The main character is still a guy named Douglas Quaid (later known as Hauser) who works in one of the UFB factories, reads old James Bond novels, and is dissatisfied by his lot in life. Colin Farrel plays Quaid/Hauser who’s married to Lori (Kate Beckinsale). They look a lot better than anyone else who lives in The Colony. In fact, that’s what these two roles mainly require -- looking good while running, jumping, shooting, blowing up stuff, and performing lots of choreographed martial arts fighting. As the film opens, Quaid is having nightmares every night that include running away from some powerful, unknown foe with a beautiful woman (Jessica Biel). He always wakes up, in a cold sweat, just as it appears that they do not escape. Quaid suspects that these dreams mean something, and they just add to his dissatisfaction with his life. He has a bff who works with him, Harry (Bokeem Woodbine), to whom he confesses he’s thinking going to a service, Rekall which creates virtual memories so that you can get some relief from your real life. Harry, of course, advises against this, but Quaid goes anyway. As the process begins, something goes wrong, and it appears that Quaid really is the international spy he dreamed of being. Suddenly, everyone he knows is different. His wife turns out to be an agent who keeps tabs on him through their fake marriage. She really wants to kill him. It turns out that she works for Cohaagen. I’m guessing that Beckingsale’s expanded role in this version is due to the fact that her husband is the director. His friend Harry, by the way, seems to be working for the UFB as well. As for the beautiful dream woman, that turns out to be Melina (Biel) who works for the resistance headed up by a shadowy figure named Matthias.

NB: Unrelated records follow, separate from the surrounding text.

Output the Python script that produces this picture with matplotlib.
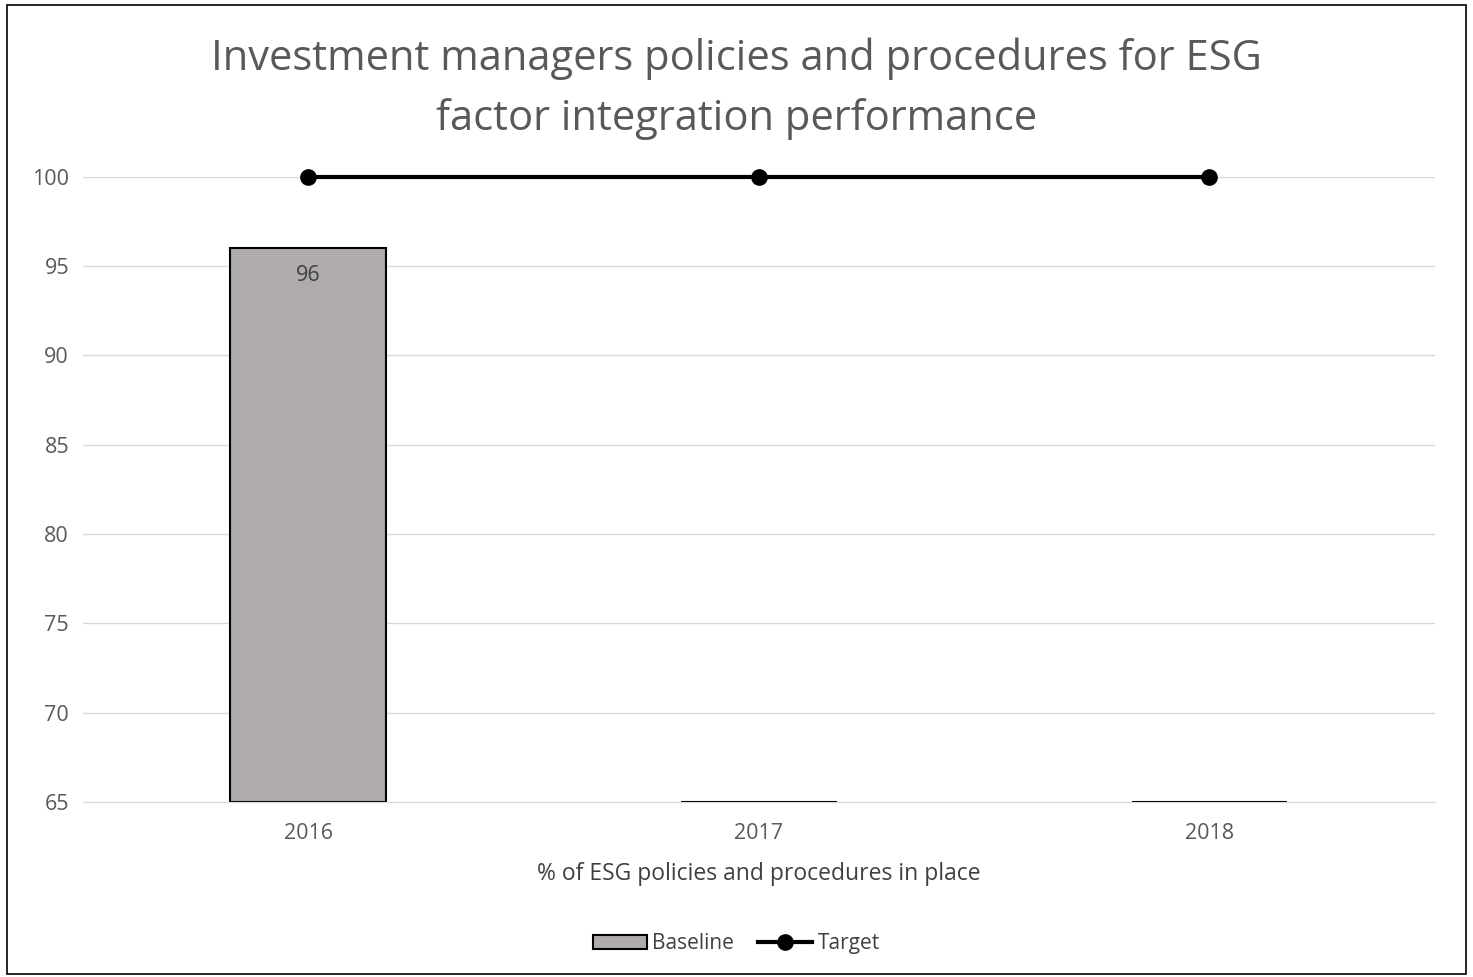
import matplotlib.pyplot as plt
from matplotlib.patches import Rectangle
from matplotlib.lines import Line2D

# chart data
years = ["2016", "2017", "2018"]
baseline = [96, 65, 65]
target = [100, 100, 100]
y_ticks = [65, 70, 75, 80, 85, 90, 95, 100]

plt.rcParams['font.family'] = ['Open Sans', 'DejaVu Sans']

fig = plt.figure(figsize=(14.73, 9.77), dpi=100)
ax = fig.add_axes([0.0563, 0.179, 0.9177, 0.640])

x = range(len(years))
floor = y_ticks[0]

# bars start at the axis floor
bars = ax.bar(x, [v - floor for v in baseline], bottom=floor, width=0.345,
              color='#afabab', edgecolor='black', linewidth=1.5,
              label='Baseline', zorder=2)
ax.plot(x, target, color='black', linewidth=3, marker='o', markersize=11,
        label='Target', zorder=3, clip_on=False)

# data label inside the top of the first bar
ax.text(0, baseline[0] - 0.95, str(baseline[0]), ha='center', va='top',
        fontsize=15.5, color='#404040')

ax.set_xlim(-0.5, 2.5)
ax.set_ylim(65, 100)
ax.set_yticks(y_ticks)
ax.set_xticks(list(x))
ax.set_xticklabels(years)
ax.tick_params(axis='both', length=0, labelsize=15.5, colors='#595959')
ax.tick_params(axis='x', pad=15)
ax.tick_params(axis='y', pad=10)
ax.grid(axis='y', color='#d9d9d9', linewidth=1, zorder=0)
ax.set_axisbelow(True)
for side in ['top', 'right', 'left']:
    ax.spines[side].set_visible(False)
ax.spines['bottom'].set_color('#d9d9d9')

ax.set_xlabel('% of ESG policies and procedures in place', fontsize=16.5,
              color='#404040', labelpad=13)

fig.text(0.5, 0.909, 'Investment managers policies and procedures for ESG\nfactor integration performance',
         ha='center', va='center', fontsize=30, color='#595959', linespacing=1.55)

handles = [Rectangle((0, 0), 1, 1, facecolor='#afabab', edgecolor='black', linewidth=1.5),
           Line2D([], [], color='black', linewidth=3, marker='o', markersize=11)]
fig.legend(handles, ['Baseline', 'Target'], loc='center', bbox_to_anchor=(0.5, 0.034),
           ncol=2, frameon=False, fontsize=15, labelcolor='#404040',
           handlelength=2.6, handletextpad=0.25, columnspacing=1.15)

# frame around the whole chart
fig.patches.append(Rectangle((0.005, 0.003), 0.99, 0.992, transform=fig.transFigure,
                             fill=False, edgecolor='black', linewidth=1.2))

fig.savefig('out.png', dpi=100)
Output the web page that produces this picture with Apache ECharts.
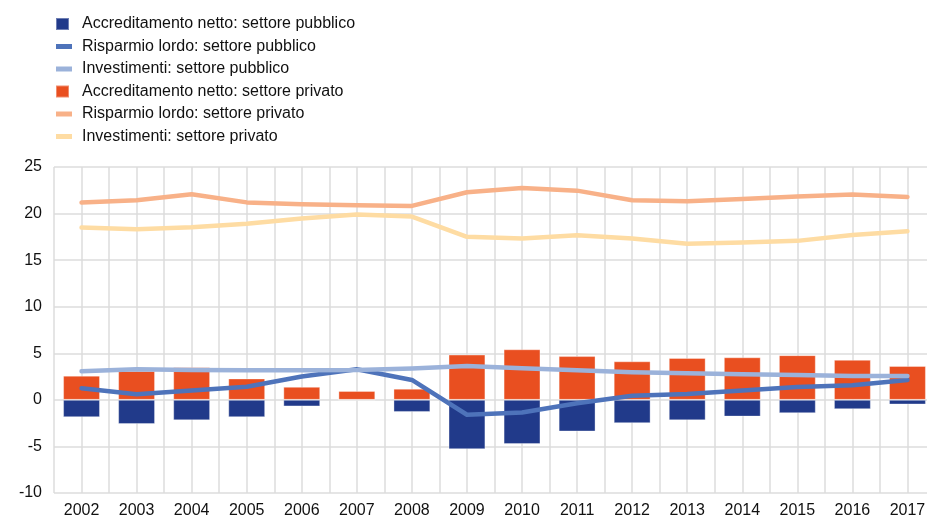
<!DOCTYPE html>
<html>
<head>
<meta charset="utf-8">
<script src="https://cdn.jsdelivr.net/npm/echarts@6/dist/echarts.min.js"></script>
<style>
  html, body { margin: 0; padding: 0; background: #fff; }
  #chart { width: 927px; height: 518px; }
</style>
</head>
<body>
<div id="chart"></div>
<script>
const years = ['2002', '2003', '2004', '2005', '2006', '2007', '2008', '2009',
  '2010', '2011', '2012', '2013', '2014', '2015', '2016', '2017']

// accreditamento netto (barre)
const accrPubblico = [-1.86, -2.6, -2.2, -1.86, -0.7, 0, -1.3, -5.3,
  -4.75, -3.4, -2.5, -2.2, -1.8, -1.43, -1.0, -0.5]
const accrPrivato = [2.6, 3.1, 3.5, 2.3, 1.4, 0.96, 1.2, 4.86,
  5.43, 4.7, 4.14, 4.5, 4.57, 4.8, 4.3, 3.64]

// linee
const rispPubblico = [1.25, 0.6, 1.0, 1.4, 2.5, 3.29, 2.14, -1.6,
  -1.36, -0.36, 0.43, 0.64, 1.0, 1.39, 1.57, 2.14]
const invPubblico = [3.07, 3.29, 3.2, 3.18, 3.18, 3.2, 3.36, 3.64,
  3.39, 3.18, 2.96, 2.86, 2.75, 2.68, 2.57, 2.57]
const rispPrivato = [21.18, 21.43, 22.07, 21.2, 21.0, 20.9, 20.82, 22.29,
  22.75, 22.46, 21.43, 21.32, 21.57, 21.82, 22.04, 21.79]
const invPrivato = [18.5, 18.32, 18.54, 18.9, 19.46, 19.9, 19.68, 17.5,
  17.32, 17.68, 17.32, 16.75, 16.9, 17.07, 17.71, 18.1]

const yTicks = { min: -10, max: 25, interval: 5 }

const colors = {
  accrPub: '#213a8a',
  rispPub: '#4e73ba',
  invPub: '#9bb2da',
  accrPriv: '#e94f20',
  rispPriv: '#f8b188',
  invPriv: '#fedca3'
}

const font = 'Liberation Sans, Arial, sans-serif'
const gridColor = '#dcdcdc'

// icone della legenda: quadrato per le barre, trattino spesso per le linee
const squareIcon = 'path://M0,0 L13,0 L13,12 L0,12 Z M16,0'
const dashIcon = 'path://M0,0 M0,12 M0,3.5 L16,3.5 L16,8.5 L0,8.5 Z'

const chart = echarts.init(document.getElementById('chart'))

function lineSeries(name, data, color) {
  return {
    name: name,
    type: 'line',
    data: data,
    symbol: 'none',
    z: 3,
    lineStyle: { color: color, width: 4.5, cap: 'round', join: 'round' },
    itemStyle: { color: color }
  }
}

function barSeries(name, data, color) {
  return {
    name: name,
    type: 'bar',
    stack: 'accr',
    barWidth: '67%',
    data: data,
    itemStyle: { color: color, borderColor: 'rgba(255,255,255,0.35)', borderWidth: 1 }
  }
}

chart.setOption({
  animation: false,
  textStyle: { fontFamily: font },
  legend: {
    orient: 'vertical',
    left: 50,
    top: 11,
    itemWidth: 16,
    itemHeight: 12,
    itemGap: 6.5,
    textStyle: { fontSize: 16, color: '#111', fontFamily: font, padding: [0, 0, 0, 5] },
    data: [
      { name: 'Accreditamento netto: settore pubblico', icon: squareIcon },
      { name: 'Risparmio lordo: settore pubblico', icon: dashIcon },
      { name: 'Investimenti: settore pubblico', icon: dashIcon },
      { name: 'Accreditamento netto: settore privato', icon: squareIcon },
      { name: 'Risparmio lordo: settore privato', icon: dashIcon },
      { name: 'Investimenti: settore privato', icon: dashIcon }
    ]
  },
  grid: {
    left: 54,
    top: 167,
    bottom: 25,
    width: 881,
    outerBoundsMode: 'none'
  },
  xAxis: [
    {
      type: 'category',
      data: years,
      boundaryGap: true,
      axisLine: { show: false },
      axisTick: { show: false },
      splitLine: { show: false },
      axisLabel: { fontSize: 16, color: '#111', margin: 10, interval: 0 }
    },
    {
      // solo griglia verticale (bordi e centri delle categorie)
      type: 'value',
      min: -0.5,
      max: 15.5,
      interval: 0.5,
      position: 'bottom',
      axisLine: { show: false },
      axisTick: { show: false },
      axisLabel: { show: false },
      splitLine: { show: true, lineStyle: { color: gridColor, width: 1.5 } }
    }
  ],
  yAxis: {
    type: 'value',
    min: yTicks.min,
    max: yTicks.max,
    interval: yTicks.interval,
    axisLine: { show: false },
    axisTick: { show: false },
    axisLabel: { fontSize: 16, color: '#111', margin: 12 },
    splitLine: { show: true, lineStyle: { color: gridColor, width: 1.5 } }
  },
  series: [
    barSeries('Accreditamento netto: settore pubblico', accrPubblico, colors.accrPub),
    lineSeries('Risparmio lordo: settore pubblico', rispPubblico, colors.rispPub),
    lineSeries('Investimenti: settore pubblico', invPubblico, colors.invPub),
    barSeries('Accreditamento netto: settore privato', accrPrivato, colors.accrPriv),
    lineSeries('Risparmio lordo: settore privato', rispPrivato, colors.rispPriv),
    lineSeries('Investimenti: settore privato', invPrivato, colors.invPriv)
  ]
})
</script>
</body>
</html>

As in the first film, you’re never really sure whether Quaid’s “reality” is real or virtual. The majority of the plot involves Quaid trying to figure out who he really is since he’s being told that he’s really someone named Hauser, a ruthless operative for Cohaagen . There’s no need to evaluate the acting in the film since there’s really none required. The actors spend most of the time involved in extreme, physical activity. Farrell’s main job is to look confused, Beckingsale’s is to look pissed off, and Biel’s is to look sympathetic. They all look beautiful! The film is striking visually, even though it’s mainly derivative of other films. As far as the genre goes, the film is okay. If you’re a fan of the original, you may be frustrated by this version. There’s an inherent problem with the remake of a successful film: either it’s too similar to the original, or it’s too different in an attempt to be “original”. This film falls into the latter category.